W ostatnich miesiącach głośno było o odnalezieniu wraku samolotu, którym mógł uciekać Hanke.

- Był to niewątpliwie samolot typu Storch, jakim Hanke wyleciał z Wrocławia. Takie maszyny były powszechnie używane w armii niemieckiej. Ale nie będę wypowiadał się na temat tego odkrycia, bo nie zajmowałem się nim. Wydaje mi się jednak mało prawdopodobne, żebyśmy mieli aż tyle szczęścia, że udało się znaleźć dokładnie ten samolot. Musimy poczekać na żelazne dowody, np. wyniki sekcji zwłok czy badań dentystycznych ofiary. Wojna rodzi wiele legend i domysłów. Choćby te historie o podziemnym mieście pod Wrocławiem.

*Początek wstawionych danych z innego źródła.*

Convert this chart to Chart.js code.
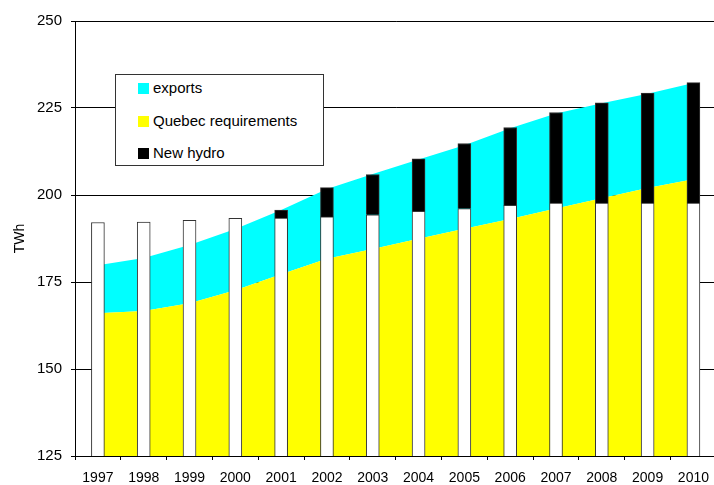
<!DOCTYPE html>
<html>
<head>
<meta charset="utf-8">
<script src="https://cdn.jsdelivr.net/npm/chart.js@4.4.0/dist/chart.umd.min.js"></script>
<style>
  body { margin: 0; overflow: hidden; background: #fff; font-family: "Liberation Sans", Arial, sans-serif; }
  #wrap { position: relative; width: 719px; height: 485px; }
  #legend { position: absolute; left: 115px; top: 74px; width: 207px; height: 90px; border: 1px solid #333; background: #fff; }
  .item { position: absolute; left: 22px; height: 18px; line-height: 18px; font-size: 15px; color: #000; white-space: nowrap; }
  .swatch { display: inline-block; width: 11px; height: 11px; margin-right: 4px; vertical-align: -1px; }
</style>
</head>
<body>
<div id="wrap">
  <canvas id="chart" width="719" height="485"></canvas>
  <div id="legend"></div>
</div>
<script>
    // TWh
    const years = ['1997', '1998', '1999', '2000', '2001', '2002', '2003', '2004', '2005', '2006', '2007', '2008', '2009', '2010'];
    const existing = [192.1, 192.2, 192.7, 193.3, 193.4, 193.7, 194.3, 195.3, 196.1, 197.0, 197.7, 197.7, 197.7, 197.7];
    const newHydro = [null, null, null, null, 2.3, 8.4, 11.6, 15.1, 18.7, 22.4, 26.0, 28.8, 31.6, 34.6];
    const quebec = [166.0, 166.7, 168.9, 172.6, 177.2, 181.7, 184.5, 187.4, 190.3, 193.1, 196.1, 199.1, 202.0, 204.5];
    const exportsTWh = [13.8, 15.2, 16.7, 17.6, 18.5, 20.0, 21.5, 22.8, 24.0, 26.1, 27.3, 27.3, 27.1, 27.7];

    const legendLabels = ['exports', 'Quebec requirements', 'New hydro'];
    const legendColors = ['#00ffff', '#ffff00', '#000000'];

    const FONT = '"Liberation Sans", Arial, sans-serif';

    // legend box sits inside the plot, like the original
    const legend = document.getElementById('legend');
    legendLabels.forEach(function (name, i) {
        const row = document.createElement('div');
        row.className = 'item';
        row.style.top = (4 + i * 32.5) + 'px';
        const sw = document.createElement('span');
        sw.className = 'swatch';
        sw.style.background = legendColors[i];
        row.appendChild(sw);
        row.appendChild(document.createTextNode(name));
        legend.appendChild(row);
    });

    const ctx = document.getElementById('chart').getContext('2d');

    const chart = new Chart(ctx, {
        type: 'bar',
        data: {
            labels: years,
            datasets: [
                {
                    type: 'bar',
                    label: 'existing',
                    data: existing,
                    backgroundColor: '#ffffff',
                    borderColor: '#333333',
                    borderWidth: 1,
                    barThickness: 13,
                    stack: 'supply',
                    order: 0
                },
                {
                    type: 'bar',
                    label: 'New hydro',
                    data: newHydro,
                    backgroundColor: '#000000',
                    borderColor: '#333333',
                    borderWidth: 1,
                    barThickness: 13,
                    stack: 'supply',
                    order: 0
                },
                {
                    type: 'line',
                    label: 'Quebec requirements',
                    data: quebec,
                    backgroundColor: '#ffff00',
                    borderWidth: 0,
                    pointRadius: 0,
                    tension: 0,
                    fill: 'start',
                    stack: 'demand',
                    order: 1
                },
                {
                    type: 'line',
                    label: 'exports',
                    data: exportsTWh,
                    backgroundColor: '#00ffff',
                    borderWidth: 0,
                    pointRadius: 0,
                    tension: 0,
                    fill: '-1',
                    stack: 'demand',
                    order: 1
                }
            ]
        },
        options: {
            responsive: false,
            animation: false,
            layout: {padding: {top: 21, right: 0, bottom: 0, left: 0}},
            plugins: {
                legend: {display: false},
                tooltip: {enabled: false}
            },
            scales: {
                x: {
                    stacked: true,
                    grid: {drawOnChartArea: false, color: '#000', tickLength: 4, offset: true},
                    border: {color: '#000'},
                    ticks: {color: '#000', font: {size: 14, family: FONT}, padding: 10, maxRotation: 0, autoSkip: false},
                    afterFit: function (scale) {
                        scale.height = 29;
                    }
                },
                y: {
                    stacked: true,
                    min: 125,
                    max: 250,
                    ticks: {stepSize: 25, color: '#000', font: {size: 15, family: FONT}, padding: 9},
                    grid: {color: '#000', tickLength: 4},
                    border: {color: '#000'},
                    title: {display: true, text: 'TWh', color: '#000', font: {size: 14, family: FONT}, padding: {top: 12, bottom: 0}},
                    afterFit: function (scale) {
                        scale.width = 75;
                    }
                }
            }
        }
    });
</script>
</body>
</html>
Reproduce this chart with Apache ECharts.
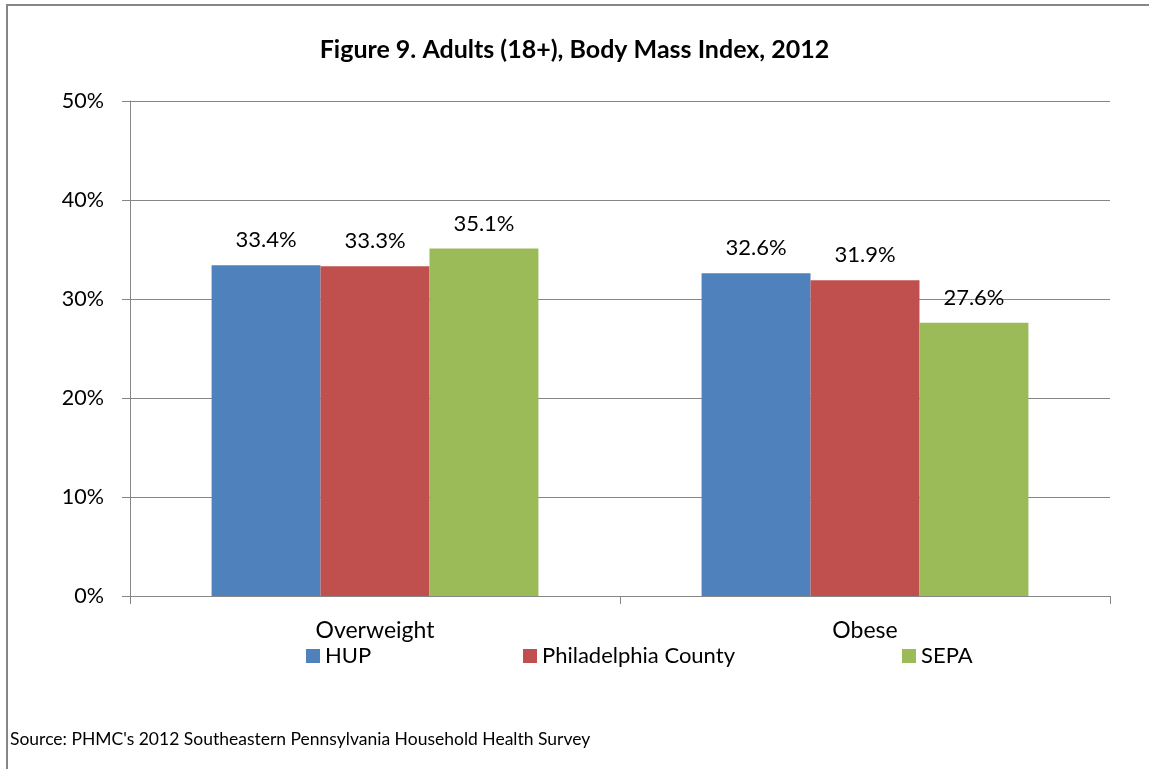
<!DOCTYPE html>
<html>
<head>
<meta charset="utf-8">
<script src="https://cdn.jsdelivr.net/npm/echarts@6/dist/echarts.min.js"></script>
<style>
  html, body { margin: 0; padding: 0; background: #fff; }
  #chart { width: 1149px; height: 769px; }
</style>
</head>
<body>
<div id="chart"></div>
<script>
const categories = ['Overweight', 'Obese']
const seriesNames = ['HUP', 'Philadelphia County', 'SEPA']
const hup = [33.4, 32.6]
const philadelphia = [33.3, 31.9]
const sepa = [35.1, 27.6]
const colors = ['#4F81BD', '#C0504D', '#9BBB59']

const font = 'Lato, "Open Sans", sans-serif'
const gray = '#868686'

const chart = echarts.init(document.getElementById('chart'))

const makeSeries = (name, data, color) => ({
  name: name,
  type: 'bar',
  data: data,
  barGap: '0%',
  barCategoryGap: '33.3%',
  itemStyle: {color: color},
  label: {
    show: true,
    position: 'top',
    distance: 14,
    color: '#000',
    fontFamily: font,
    fontSize: 22,
    formatter: (p) => p.value.toFixed(1) + '%',
  },
})

const legendAt = (name, left) => ({
  data: [name],
  left: left,
  top: 645,
  padding: 0,
  itemGap: 6,
  itemWidth: 14,
  itemHeight: 14,
  icon: 'rect',
  textStyle: {fontFamily: font, fontSize: 22, color: '#000'},
})

chart.setOption({
  animation: false,
  title: {
    text: 'Figure 9. Adults (18+), Body Mass Index, 2012',
    left: 'center',
    top: 32,
    textStyle: {fontFamily: font, fontSize: 25, fontWeight: 'bold', color: '#000'},
  },
  graphic: [
    {
      type: 'rect',
      shape: {x: 7, y: 5, width: 1160, height: 800},
      style: {fill: 'none', stroke: gray, lineWidth: 2},
    },
    {
      type: 'text',
      left: 10,
      top: 730,
      style: {
        text: "Source: PHMC's 2012 Southeastern Pennsylvania Household Health Survey",
        font: '17.5px ' + font,
        fill: '#000',
      },
    },
  ],
  legend: [
    legendAt(seriesNames[0], 306),
    legendAt(seriesNames[1], 523),
    legendAt(seriesNames[2], 902),
  ],
  grid: {left: 130, right: 39, top: 101, bottom: 173},
  xAxis: {
    type: 'category',
    data: categories,
    axisLine: {lineStyle: {color: gray, width: 1}},
    axisTick: {show: true, length: 8, lineStyle: {color: gray}},
    axisLabel: {fontFamily: font, fontSize: 23, color: '#000', margin: 23},
  },
  yAxis: {
    type: 'value',
    min: 0,
    max: 50,
    interval: 10,
    axisLine: {show: true, lineStyle: {color: gray, width: 1}},
    axisTick: {show: true, length: 8, lineStyle: {color: gray}},
    splitLine: {lineStyle: {color: gray, width: 1}},
    axisLabel: {fontFamily: font, fontSize: 21.5, color: '#000', margin: 26, formatter: '{value}%'},
  },
  series: [
    makeSeries(seriesNames[0], hup, colors[0]),
    makeSeries(seriesNames[1], philadelphia, colors[1]),
    makeSeries(seriesNames[2], sepa, colors[2]),
  ],
})
</script>
</body>
</html>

Istnieje podziemny Wrocław?

- Nie. No bo kiedy Niemcy mieliby zbudować takie miasto? Wrocław leży na samym dnie pradoliny rzecznej. Piwnice na Starym Mieście podsiąkują wilgocią. Ile wysiłku trzeba by włożyć w budowę podziemnego miasta? I po co? Trzeba by przewidzieć całe lata wcześniej, że tu będą jakieś walki. Opowieści o podziemnych pociągach, o dworcach pod miastem to mit.

Skąd się wziął?

- Stąd, że w czasie walk Niemcy wyburzali ściany w piwnicach, tworząc z nich korytarze, którymi przemieszczali się przez linię frontu. Zdarzało się, że jakieś oddziały niemieckie tajemniczo znikały, bądź równie tajemniczo pojawiały się. Do narodzin legendy o podziemnym mieście przyczynili się też polscy mieszkańcy, którzy przybyli do Wrocławia po wojnie. Pojawili się nagle w mieście, które było dla nich obce, dziwne, nieprzyjazne, tajemnicze, groźne. Zastali tu jakieś piwnice i schrony przeciwlotnicze. Nie mieli map. To wszystko działało na wyobraźnię. Właśnie wtedy kwitł mit Werwolfu, który nie ma potwierdzenia w faktach. Później takie legendy żyją już własnym życiem.